As far as the issue :
"D) finishing Vargas and getting permanent (24/7) electricity to the school"

The issue between PG&E and the HOA, that's not the sort of thing you would expect the D.O. to be in the middle of. PG&E screwed that one up. Maybe they were distracted by their own big problems, but it certainly was no fault of the District.

On the:
"E) huge raises for everyone at the top (don’t worry about the teachers)"

While I agree that it does not look good and it makes for an easy target for cheap shots, but the fact is the raises are barely a drop in the bucket compared to raises for teachers.
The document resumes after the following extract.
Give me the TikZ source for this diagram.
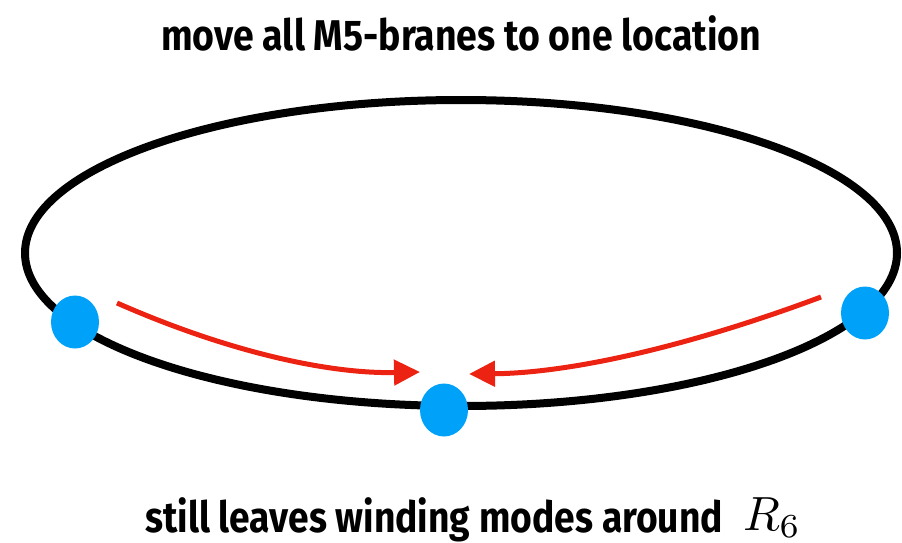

If all the top staff were independently wealthy and took just a $1/year salary, even that money would barely be noticed when it comes to teachers pay.


Posted by Seeking more $?
a resident of Sylvan Park
on Nov 16, 2019 at 9:53 am

Seeking more $? is a registered user.

Is the MV-Whisman district going to seek more money in the March or November elections?


Posted by Seeking more $?
a resident of Sylvan Park
on Nov 17, 2019 at 9:08 pm

Seeking more $? is a registered user.

Yes. Thursday November 21 the District (obedient trustees) will place on the March 3 ballot a $256 million bond measure.


Posted by Another bond measure
a resident of Sylvan Park
on Nov 19, 2019 at 6:08 am

Another bond measure is a registered user.

On the November 21 agenda of the board of this school district is another bond measure - this one $256 million. It will be on the March ballot.